**Data provided:**
━━━

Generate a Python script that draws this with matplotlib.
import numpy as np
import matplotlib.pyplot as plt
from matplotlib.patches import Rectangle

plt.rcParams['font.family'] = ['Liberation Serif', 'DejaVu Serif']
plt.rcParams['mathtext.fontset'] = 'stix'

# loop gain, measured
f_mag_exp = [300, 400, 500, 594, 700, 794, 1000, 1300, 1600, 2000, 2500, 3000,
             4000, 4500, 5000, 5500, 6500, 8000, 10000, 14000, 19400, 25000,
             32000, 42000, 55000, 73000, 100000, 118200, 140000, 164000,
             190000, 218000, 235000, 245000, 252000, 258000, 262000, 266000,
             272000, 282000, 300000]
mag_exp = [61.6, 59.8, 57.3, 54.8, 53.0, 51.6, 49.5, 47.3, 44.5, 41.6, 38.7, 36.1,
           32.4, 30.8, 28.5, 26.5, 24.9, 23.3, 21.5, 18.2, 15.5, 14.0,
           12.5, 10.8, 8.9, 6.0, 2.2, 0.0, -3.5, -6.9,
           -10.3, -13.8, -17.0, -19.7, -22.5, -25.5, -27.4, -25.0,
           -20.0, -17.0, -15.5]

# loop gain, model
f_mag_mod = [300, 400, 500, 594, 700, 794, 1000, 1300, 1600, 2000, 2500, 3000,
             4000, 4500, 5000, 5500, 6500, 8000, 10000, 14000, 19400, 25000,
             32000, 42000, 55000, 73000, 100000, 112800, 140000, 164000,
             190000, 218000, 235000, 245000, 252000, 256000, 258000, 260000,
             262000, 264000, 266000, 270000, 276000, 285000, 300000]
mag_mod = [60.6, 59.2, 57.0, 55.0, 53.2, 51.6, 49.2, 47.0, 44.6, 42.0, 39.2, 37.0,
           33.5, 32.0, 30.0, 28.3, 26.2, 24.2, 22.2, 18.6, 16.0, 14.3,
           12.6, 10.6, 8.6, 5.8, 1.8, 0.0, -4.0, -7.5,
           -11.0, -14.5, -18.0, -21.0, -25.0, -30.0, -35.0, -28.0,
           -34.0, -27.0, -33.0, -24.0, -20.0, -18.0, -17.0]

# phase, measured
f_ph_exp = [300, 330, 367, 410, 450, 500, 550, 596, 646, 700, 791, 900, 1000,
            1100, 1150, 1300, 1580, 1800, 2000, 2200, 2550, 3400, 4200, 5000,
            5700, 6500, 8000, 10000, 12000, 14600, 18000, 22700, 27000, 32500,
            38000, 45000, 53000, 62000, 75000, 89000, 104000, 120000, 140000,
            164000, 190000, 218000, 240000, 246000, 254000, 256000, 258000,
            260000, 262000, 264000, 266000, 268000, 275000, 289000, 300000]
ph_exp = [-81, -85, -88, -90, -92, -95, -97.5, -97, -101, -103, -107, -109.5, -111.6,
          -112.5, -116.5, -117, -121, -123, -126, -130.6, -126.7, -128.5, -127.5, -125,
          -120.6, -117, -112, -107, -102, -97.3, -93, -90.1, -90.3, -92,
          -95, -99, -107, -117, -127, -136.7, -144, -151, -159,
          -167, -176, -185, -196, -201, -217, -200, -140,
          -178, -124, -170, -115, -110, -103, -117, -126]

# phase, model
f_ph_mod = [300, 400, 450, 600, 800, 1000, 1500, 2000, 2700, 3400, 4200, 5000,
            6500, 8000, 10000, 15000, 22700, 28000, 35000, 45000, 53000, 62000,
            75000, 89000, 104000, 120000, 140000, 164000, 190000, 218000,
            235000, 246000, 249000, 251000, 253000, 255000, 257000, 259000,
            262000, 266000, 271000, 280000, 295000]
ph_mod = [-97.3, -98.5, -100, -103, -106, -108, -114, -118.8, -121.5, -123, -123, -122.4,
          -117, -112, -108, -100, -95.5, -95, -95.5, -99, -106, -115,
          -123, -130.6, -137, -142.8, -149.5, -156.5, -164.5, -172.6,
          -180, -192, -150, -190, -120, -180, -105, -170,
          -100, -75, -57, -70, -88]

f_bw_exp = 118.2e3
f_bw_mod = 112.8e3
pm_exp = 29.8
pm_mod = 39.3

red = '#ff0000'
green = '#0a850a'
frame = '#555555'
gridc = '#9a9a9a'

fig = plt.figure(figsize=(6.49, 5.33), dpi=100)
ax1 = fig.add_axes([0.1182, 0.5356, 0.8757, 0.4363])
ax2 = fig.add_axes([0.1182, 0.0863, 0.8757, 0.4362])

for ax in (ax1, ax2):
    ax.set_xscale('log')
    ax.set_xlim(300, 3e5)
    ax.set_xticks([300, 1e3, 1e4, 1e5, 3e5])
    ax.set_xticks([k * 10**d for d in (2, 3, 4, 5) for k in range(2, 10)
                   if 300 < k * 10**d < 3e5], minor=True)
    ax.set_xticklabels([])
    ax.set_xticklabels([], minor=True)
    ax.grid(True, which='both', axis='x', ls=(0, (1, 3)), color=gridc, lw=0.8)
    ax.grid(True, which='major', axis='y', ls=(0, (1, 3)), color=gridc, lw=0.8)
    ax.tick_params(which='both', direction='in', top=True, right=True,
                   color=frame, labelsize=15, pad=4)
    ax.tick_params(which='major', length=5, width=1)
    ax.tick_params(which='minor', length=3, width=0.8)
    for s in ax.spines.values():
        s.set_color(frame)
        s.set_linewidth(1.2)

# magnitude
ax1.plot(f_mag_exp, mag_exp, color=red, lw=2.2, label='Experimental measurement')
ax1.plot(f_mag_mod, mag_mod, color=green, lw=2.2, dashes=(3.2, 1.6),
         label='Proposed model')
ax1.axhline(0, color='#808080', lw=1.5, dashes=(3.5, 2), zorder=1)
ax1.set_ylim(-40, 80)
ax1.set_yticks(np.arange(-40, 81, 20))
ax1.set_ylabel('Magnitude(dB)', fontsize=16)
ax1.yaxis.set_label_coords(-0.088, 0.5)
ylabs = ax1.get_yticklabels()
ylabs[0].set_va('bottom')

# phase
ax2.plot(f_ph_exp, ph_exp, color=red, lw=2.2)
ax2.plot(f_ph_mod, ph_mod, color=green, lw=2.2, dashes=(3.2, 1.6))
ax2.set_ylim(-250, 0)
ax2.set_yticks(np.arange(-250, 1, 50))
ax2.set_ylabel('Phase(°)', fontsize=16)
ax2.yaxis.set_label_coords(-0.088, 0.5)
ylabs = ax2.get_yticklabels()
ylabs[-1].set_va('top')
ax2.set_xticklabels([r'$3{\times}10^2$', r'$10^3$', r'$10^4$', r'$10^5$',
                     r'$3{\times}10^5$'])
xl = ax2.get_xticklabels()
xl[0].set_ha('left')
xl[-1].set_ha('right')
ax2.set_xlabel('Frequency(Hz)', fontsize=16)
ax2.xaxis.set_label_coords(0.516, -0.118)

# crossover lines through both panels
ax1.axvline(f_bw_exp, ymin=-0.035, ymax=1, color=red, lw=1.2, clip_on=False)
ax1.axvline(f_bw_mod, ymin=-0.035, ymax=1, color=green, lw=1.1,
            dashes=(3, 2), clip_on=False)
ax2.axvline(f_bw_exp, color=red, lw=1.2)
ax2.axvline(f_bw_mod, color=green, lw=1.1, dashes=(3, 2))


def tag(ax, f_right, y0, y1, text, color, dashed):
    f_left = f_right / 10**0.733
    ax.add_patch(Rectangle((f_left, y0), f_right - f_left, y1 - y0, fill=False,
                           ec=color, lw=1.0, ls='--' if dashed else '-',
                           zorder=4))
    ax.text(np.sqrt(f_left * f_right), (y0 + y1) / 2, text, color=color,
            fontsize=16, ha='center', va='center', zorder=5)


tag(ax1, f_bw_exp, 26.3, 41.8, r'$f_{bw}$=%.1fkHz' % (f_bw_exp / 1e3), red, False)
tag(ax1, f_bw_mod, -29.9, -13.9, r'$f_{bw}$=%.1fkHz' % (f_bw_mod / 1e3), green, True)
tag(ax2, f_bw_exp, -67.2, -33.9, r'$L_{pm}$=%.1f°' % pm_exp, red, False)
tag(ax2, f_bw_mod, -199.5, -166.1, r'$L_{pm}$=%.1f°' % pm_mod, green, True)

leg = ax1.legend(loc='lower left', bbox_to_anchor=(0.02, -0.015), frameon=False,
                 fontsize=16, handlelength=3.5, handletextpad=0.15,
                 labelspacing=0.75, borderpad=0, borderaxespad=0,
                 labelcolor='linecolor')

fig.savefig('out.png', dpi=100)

━━━

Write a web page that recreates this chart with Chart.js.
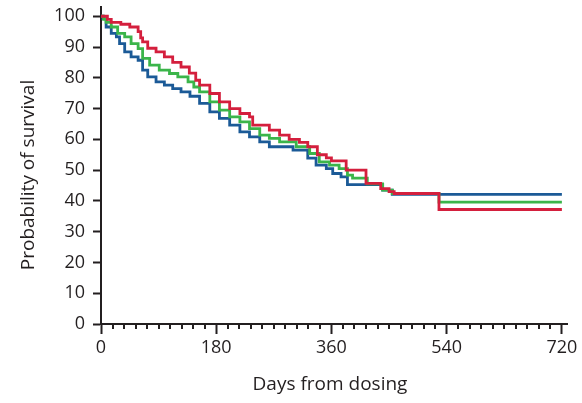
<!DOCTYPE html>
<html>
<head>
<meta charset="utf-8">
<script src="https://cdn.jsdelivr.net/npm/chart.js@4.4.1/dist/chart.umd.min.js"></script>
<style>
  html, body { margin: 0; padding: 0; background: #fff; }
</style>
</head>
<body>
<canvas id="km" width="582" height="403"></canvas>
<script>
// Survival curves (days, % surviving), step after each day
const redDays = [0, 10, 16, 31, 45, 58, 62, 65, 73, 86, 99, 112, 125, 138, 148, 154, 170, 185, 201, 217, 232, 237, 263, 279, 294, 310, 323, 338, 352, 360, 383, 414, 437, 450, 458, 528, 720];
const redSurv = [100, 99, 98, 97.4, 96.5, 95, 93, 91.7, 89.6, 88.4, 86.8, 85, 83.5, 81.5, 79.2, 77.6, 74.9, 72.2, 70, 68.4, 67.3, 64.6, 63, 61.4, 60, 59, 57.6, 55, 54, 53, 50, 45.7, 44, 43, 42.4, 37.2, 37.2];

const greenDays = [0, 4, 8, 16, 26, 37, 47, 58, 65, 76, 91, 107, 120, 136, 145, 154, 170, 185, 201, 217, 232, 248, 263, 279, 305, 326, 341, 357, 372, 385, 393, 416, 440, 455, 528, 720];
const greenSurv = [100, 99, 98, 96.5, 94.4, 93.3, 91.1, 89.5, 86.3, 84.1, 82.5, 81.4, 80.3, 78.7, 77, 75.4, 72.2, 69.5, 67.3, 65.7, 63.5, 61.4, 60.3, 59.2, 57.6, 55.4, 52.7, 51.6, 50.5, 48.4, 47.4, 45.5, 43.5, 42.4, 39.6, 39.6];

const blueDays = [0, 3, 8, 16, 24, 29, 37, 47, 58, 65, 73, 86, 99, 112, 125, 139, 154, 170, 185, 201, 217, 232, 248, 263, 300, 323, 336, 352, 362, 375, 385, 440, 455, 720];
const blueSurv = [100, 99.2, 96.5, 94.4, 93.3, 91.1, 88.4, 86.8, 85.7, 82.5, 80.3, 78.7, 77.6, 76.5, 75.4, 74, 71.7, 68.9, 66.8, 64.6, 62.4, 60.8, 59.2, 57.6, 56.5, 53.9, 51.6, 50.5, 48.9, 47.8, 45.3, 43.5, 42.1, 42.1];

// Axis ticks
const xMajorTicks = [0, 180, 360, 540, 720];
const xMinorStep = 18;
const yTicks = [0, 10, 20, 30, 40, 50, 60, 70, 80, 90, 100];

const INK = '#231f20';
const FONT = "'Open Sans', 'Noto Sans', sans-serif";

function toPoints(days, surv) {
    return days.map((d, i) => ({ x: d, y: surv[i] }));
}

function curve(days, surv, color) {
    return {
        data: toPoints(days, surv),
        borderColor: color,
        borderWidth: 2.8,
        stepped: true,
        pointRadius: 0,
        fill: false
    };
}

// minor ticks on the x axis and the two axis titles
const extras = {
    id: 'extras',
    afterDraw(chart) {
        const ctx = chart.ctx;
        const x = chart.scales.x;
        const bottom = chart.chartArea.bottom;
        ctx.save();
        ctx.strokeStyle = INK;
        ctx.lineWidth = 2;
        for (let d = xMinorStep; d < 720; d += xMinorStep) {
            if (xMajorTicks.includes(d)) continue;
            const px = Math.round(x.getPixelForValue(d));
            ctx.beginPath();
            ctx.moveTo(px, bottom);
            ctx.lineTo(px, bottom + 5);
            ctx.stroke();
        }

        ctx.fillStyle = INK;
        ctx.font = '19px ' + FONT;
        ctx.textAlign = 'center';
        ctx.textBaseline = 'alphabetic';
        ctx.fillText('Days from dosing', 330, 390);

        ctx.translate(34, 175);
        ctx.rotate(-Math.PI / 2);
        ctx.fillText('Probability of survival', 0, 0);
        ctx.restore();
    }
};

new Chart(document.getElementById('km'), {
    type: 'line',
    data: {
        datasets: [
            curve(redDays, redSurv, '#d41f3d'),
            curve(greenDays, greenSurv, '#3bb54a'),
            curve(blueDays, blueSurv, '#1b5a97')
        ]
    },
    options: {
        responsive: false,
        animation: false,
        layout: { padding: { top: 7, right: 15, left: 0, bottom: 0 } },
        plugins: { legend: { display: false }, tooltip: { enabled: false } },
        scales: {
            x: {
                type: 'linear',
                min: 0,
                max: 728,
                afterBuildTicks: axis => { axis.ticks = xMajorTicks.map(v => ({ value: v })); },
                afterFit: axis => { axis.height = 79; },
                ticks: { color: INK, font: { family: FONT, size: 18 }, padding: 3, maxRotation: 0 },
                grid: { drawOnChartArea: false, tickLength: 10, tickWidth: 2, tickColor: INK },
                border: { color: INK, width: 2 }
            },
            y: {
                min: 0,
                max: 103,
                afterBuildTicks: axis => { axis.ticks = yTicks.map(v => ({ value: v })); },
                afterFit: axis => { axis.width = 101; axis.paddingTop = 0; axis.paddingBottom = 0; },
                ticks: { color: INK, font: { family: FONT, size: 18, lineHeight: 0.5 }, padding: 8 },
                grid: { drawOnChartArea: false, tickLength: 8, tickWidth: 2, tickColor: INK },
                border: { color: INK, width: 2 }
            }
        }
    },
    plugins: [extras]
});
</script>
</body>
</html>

━━━

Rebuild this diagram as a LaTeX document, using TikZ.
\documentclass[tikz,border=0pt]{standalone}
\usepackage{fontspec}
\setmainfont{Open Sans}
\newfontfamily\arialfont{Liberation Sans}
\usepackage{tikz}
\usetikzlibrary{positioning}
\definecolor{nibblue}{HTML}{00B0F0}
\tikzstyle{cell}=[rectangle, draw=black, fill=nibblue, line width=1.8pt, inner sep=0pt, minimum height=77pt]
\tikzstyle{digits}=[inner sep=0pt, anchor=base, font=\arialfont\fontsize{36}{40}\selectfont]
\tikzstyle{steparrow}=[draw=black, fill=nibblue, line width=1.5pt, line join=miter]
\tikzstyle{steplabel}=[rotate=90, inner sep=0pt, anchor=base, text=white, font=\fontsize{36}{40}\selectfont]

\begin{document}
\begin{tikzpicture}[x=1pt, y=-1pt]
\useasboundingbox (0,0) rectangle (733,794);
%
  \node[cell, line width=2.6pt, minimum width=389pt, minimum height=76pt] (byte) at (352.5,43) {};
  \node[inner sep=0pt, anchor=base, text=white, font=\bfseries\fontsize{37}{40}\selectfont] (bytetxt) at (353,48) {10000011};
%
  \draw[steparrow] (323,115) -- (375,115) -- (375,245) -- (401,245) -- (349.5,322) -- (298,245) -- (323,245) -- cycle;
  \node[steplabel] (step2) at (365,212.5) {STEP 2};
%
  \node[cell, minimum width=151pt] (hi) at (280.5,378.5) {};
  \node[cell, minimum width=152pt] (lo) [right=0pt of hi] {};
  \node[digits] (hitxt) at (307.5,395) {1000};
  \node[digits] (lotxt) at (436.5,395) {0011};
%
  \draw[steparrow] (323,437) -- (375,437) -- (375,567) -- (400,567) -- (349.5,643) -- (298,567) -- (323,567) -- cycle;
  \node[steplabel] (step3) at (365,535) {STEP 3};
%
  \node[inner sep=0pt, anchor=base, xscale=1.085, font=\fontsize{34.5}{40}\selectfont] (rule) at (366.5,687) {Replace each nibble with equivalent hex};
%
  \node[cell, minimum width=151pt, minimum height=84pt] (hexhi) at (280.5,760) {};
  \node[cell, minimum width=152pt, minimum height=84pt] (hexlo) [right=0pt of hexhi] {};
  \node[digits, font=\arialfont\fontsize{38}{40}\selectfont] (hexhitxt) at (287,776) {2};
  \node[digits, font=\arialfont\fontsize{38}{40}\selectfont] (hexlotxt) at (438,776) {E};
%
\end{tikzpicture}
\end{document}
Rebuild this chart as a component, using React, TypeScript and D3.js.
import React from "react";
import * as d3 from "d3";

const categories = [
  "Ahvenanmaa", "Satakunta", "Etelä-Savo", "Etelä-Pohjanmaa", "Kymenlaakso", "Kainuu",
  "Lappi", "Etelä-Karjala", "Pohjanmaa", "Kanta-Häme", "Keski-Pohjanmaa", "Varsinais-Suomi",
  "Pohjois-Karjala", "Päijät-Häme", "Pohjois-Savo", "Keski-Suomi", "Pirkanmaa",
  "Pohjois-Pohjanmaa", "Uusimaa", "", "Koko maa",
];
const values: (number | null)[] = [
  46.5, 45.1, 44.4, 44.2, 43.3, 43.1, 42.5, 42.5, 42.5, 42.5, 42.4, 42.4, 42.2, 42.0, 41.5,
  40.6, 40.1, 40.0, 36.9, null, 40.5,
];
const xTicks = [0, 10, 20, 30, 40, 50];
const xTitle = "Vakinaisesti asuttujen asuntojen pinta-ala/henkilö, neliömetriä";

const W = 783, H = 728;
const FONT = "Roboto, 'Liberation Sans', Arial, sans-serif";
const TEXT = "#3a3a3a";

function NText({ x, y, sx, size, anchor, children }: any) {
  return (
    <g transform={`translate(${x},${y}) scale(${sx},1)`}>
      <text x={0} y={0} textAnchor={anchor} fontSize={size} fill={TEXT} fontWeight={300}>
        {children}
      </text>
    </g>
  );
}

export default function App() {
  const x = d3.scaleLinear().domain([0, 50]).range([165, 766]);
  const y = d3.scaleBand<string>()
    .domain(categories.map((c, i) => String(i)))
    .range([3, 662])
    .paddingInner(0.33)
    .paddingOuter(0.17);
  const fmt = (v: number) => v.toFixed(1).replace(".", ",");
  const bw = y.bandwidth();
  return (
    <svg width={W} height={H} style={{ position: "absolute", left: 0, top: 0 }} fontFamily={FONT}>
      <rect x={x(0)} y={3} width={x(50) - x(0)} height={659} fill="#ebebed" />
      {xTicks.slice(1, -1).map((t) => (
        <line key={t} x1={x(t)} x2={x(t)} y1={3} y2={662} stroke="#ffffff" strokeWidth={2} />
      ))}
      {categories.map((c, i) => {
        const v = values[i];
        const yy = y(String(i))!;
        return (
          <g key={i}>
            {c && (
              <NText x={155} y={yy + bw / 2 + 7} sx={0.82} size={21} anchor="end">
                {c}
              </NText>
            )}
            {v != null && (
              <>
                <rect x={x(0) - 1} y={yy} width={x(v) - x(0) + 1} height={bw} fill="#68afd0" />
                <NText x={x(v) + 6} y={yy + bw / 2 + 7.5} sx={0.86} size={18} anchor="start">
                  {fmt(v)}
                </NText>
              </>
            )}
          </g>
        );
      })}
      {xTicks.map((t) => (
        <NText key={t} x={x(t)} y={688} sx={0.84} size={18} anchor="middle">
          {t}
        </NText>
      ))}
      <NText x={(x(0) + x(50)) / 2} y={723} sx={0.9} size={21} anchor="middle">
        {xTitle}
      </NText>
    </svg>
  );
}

━━━

**Direction:**
Track down every line of the material containing the string "with", and copy it.

**The output:**
Generate a Python script that draws this with matplotlib.
Write a web page that recreates this chart with Chart.js.
  \node[inner sep=0pt, anchor=base, xscale=1.085, font=\fontsize{34.5}{40}\selectfont] (rule) at (366.5,687) {Replace each nibble with equivalent hex};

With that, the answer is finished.